EXERCISE REQUIREMENTS
Set the data down again, exactly as it reads, but without the pictures.

────────────────────

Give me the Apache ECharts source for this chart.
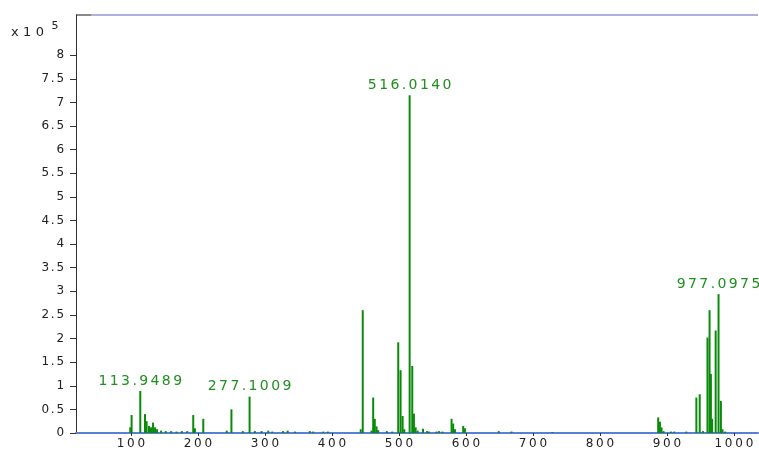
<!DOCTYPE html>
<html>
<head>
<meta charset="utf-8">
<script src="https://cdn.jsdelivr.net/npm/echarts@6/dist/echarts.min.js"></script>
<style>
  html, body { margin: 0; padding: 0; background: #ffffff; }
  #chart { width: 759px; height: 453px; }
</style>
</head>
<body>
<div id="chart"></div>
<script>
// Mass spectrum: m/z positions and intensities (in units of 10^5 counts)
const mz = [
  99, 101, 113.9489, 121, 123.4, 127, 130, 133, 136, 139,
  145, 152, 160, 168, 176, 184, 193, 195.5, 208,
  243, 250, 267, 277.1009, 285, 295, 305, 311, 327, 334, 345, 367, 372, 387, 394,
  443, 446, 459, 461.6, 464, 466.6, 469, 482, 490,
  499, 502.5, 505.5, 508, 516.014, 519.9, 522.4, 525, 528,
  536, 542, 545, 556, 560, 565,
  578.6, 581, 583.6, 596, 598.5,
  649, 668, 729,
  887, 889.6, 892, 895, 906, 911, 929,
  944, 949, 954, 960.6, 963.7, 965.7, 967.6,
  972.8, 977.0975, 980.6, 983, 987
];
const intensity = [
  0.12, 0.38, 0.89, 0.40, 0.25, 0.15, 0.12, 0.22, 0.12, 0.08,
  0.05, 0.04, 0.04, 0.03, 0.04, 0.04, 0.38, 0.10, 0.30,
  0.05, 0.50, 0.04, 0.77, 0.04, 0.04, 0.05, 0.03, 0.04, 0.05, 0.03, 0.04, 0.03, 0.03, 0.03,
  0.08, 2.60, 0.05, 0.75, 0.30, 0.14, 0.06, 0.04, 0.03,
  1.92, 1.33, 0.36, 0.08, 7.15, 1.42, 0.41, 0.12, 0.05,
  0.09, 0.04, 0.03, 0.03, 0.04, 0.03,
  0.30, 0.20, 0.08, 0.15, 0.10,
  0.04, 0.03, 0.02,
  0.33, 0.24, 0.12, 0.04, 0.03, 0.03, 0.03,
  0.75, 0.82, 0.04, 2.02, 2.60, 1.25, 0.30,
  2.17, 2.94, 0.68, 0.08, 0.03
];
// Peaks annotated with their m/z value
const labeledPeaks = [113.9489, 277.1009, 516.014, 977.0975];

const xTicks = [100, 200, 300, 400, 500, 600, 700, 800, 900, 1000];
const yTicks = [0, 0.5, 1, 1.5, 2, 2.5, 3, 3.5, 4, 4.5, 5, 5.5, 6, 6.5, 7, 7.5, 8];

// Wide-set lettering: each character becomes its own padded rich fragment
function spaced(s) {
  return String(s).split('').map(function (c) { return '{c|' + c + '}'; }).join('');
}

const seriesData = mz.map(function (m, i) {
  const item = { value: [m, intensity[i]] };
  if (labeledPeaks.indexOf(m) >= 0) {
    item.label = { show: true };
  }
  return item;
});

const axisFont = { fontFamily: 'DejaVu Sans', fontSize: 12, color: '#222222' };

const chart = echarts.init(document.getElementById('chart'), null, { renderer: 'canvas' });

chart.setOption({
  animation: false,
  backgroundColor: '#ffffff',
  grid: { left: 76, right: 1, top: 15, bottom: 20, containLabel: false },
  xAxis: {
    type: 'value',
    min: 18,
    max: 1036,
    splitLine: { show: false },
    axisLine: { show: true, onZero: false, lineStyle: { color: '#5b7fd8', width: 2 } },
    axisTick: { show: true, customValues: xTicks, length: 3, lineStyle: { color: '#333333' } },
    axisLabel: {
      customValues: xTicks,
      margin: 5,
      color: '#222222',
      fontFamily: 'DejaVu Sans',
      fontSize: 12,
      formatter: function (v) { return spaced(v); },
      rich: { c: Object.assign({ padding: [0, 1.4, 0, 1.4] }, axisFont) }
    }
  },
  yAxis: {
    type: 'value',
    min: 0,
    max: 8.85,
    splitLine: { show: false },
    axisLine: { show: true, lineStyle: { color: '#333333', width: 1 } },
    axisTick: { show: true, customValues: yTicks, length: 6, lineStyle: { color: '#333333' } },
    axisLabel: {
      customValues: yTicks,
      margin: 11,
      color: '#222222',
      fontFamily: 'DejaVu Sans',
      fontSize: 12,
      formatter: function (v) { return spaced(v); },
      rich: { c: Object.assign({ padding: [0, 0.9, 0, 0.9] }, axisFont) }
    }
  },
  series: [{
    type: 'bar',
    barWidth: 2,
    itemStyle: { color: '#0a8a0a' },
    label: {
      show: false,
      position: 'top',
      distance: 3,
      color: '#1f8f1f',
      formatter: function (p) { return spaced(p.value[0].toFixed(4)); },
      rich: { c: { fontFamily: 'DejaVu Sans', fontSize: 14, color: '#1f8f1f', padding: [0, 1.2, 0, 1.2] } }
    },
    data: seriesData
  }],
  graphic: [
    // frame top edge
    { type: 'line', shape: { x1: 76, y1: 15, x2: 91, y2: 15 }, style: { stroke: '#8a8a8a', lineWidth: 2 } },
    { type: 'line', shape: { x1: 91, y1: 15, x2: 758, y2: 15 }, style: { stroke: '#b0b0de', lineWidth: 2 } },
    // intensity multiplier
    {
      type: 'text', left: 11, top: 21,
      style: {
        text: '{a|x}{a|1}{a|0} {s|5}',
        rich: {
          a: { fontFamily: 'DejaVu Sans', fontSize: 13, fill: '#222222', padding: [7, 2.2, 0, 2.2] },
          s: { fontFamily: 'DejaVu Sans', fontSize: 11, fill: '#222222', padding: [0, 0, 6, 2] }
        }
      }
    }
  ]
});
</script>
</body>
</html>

────────────────────

EXERCISE ANSWER
Give me the Apache ECharts source for this chart.
<!DOCTYPE html>
<html>
<head>
<meta charset="utf-8">
<script src="https://cdn.jsdelivr.net/npm/echarts@6/dist/echarts.min.js"></script>
<style>
  html, body { margin: 0; padding: 0; background: #ffffff; }
  #chart { width: 759px; height: 453px; }
</style>
</head>
<body>
<div id="chart"></div>
<script>
// Mass spectrum: m/z positions and intensities (in units of 10^5 counts)
const mz = [
  99, 101, 113.9489, 121, 123.4, 127, 130, 133, 136, 139,
  145, 152, 160, 168, 176, 184, 193, 195.5, 208,
  243, 250, 267, 277.1009, 285, 295, 305, 311, 327, 334, 345, 367, 372, 387, 394,
  443, 446, 459, 461.6, 464, 466.6, 469, 482, 490,
  499, 502.5, 505.5, 508, 516.014, 519.9, 522.4, 525, 528,
  536, 542, 545, 556, 560, 565,
  578.6, 581, 583.6, 596, 598.5,
  649, 668, 729,
  887, 889.6, 892, 895, 906, 911, 929,
  944, 949, 954, 960.6, 963.7, 965.7, 967.6,
  972.8, 977.0975, 980.6, 983, 987
];
const intensity = [
  0.12, 0.38, 0.89, 0.40, 0.25, 0.15, 0.12, 0.22, 0.12, 0.08,
  0.05, 0.04, 0.04, 0.03, 0.04, 0.04, 0.38, 0.10, 0.30,
  0.05, 0.50, 0.04, 0.77, 0.04, 0.04, 0.05, 0.03, 0.04, 0.05, 0.03, 0.04, 0.03, 0.03, 0.03,
  0.08, 2.60, 0.05, 0.75, 0.30, 0.14, 0.06, 0.04, 0.03,
  1.92, 1.33, 0.36, 0.08, 7.15, 1.42, 0.41, 0.12, 0.05,
  0.09, 0.04, 0.03, 0.03, 0.04, 0.03,
  0.30, 0.20, 0.08, 0.15, 0.10,
  0.04, 0.03, 0.02,
  0.33, 0.24, 0.12, 0.04, 0.03, 0.03, 0.03,
  0.75, 0.82, 0.04, 2.02, 2.60, 1.25, 0.30,
  2.17, 2.94, 0.68, 0.08, 0.03
];
// Peaks annotated with their m/z value
const labeledPeaks = [113.9489, 277.1009, 516.014, 977.0975];

const xTicks = [100, 200, 300, 400, 500, 600, 700, 800, 900, 1000];
const yTicks = [0, 0.5, 1, 1.5, 2, 2.5, 3, 3.5, 4, 4.5, 5, 5.5, 6, 6.5, 7, 7.5, 8];

// Wide-set lettering: each character becomes its own padded rich fragment
function spaced(s) {
  return String(s).split('').map(function (c) { return '{c|' + c + '}'; }).join('');
}

const seriesData = mz.map(function (m, i) {
  const item = { value: [m, intensity[i]] };
  if (labeledPeaks.indexOf(m) >= 0) {
    item.label = { show: true };
  }
  return item;
});

const axisFont = { fontFamily: 'DejaVu Sans', fontSize: 12, color: '#222222' };

const chart = echarts.init(document.getElementById('chart'), null, { renderer: 'canvas' });

chart.setOption({
  animation: false,
  backgroundColor: '#ffffff',
  grid: { left: 76, right: 1, top: 15, bottom: 20, containLabel: false },
  xAxis: {
    type: 'value',
    min: 18,
    max: 1036,
    splitLine: { show: false },
    axisLine: { show: true, onZero: false, lineStyle: { color: '#5b7fd8', width: 2 } },
    axisTick: { show: true, customValues: xTicks, length: 3, lineStyle: { color: '#333333' } },
    axisLabel: {
      customValues: xTicks,
      margin: 5,
      color: '#222222',
      fontFamily: 'DejaVu Sans',
      fontSize: 12,
      formatter: function (v) { return spaced(v); },
      rich: { c: Object.assign({ padding: [0, 1.4, 0, 1.4] }, axisFont) }
    }
  },
  yAxis: {
    type: 'value',
    min: 0,
    max: 8.85,
    splitLine: { show: false },
    axisLine: { show: true, lineStyle: { color: '#333333', width: 1 } },
    axisTick: { show: true, customValues: yTicks, length: 6, lineStyle: { color: '#333333' } },
    axisLabel: {
      customValues: yTicks,
      margin: 11,
      color: '#222222',
      fontFamily: 'DejaVu Sans',
      fontSize: 12,
      formatter: function (v) { return spaced(v); },
      rich: { c: Object.assign({ padding: [0, 0.9, 0, 0.9] }, axisFont) }
    }
  },
  series: [{
    type: 'bar',
    barWidth: 2,
    itemStyle: { color: '#0a8a0a' },
    label: {
      show: false,
      position: 'top',
      distance: 3,
      color: '#1f8f1f',
      formatter: function (p) { return spaced(p.value[0].toFixed(4)); },
      rich: { c: { fontFamily: 'DejaVu Sans', fontSize: 14, color: '#1f8f1f', padding: [0, 1.2, 0, 1.2] } }
    },
    data: seriesData
  }],
  graphic: [
    // frame top edge
    { type: 'line', shape: { x1: 76, y1: 15, x2: 91, y2: 15 }, style: { stroke: '#8a8a8a', lineWidth: 2 } },
    { type: 'line', shape: { x1: 91, y1: 15, x2: 758, y2: 15 }, style: { stroke: '#b0b0de', lineWidth: 2 } },
    // intensity multiplier
    {
      type: 'text', left: 11, top: 21,
      style: {
        text: '{a|x}{a|1}{a|0} {s|5}',
        rich: {
          a: { fontFamily: 'DejaVu Sans', fontSize: 13, fill: '#222222', padding: [7, 2.2, 0, 2.2] },
          s: { fontFamily: 'DejaVu Sans', fontSize: 11, fill: '#222222', padding: [0, 0, 6, 2] }
        }
      }
    }
  ]
});
</script>
</body>
</html>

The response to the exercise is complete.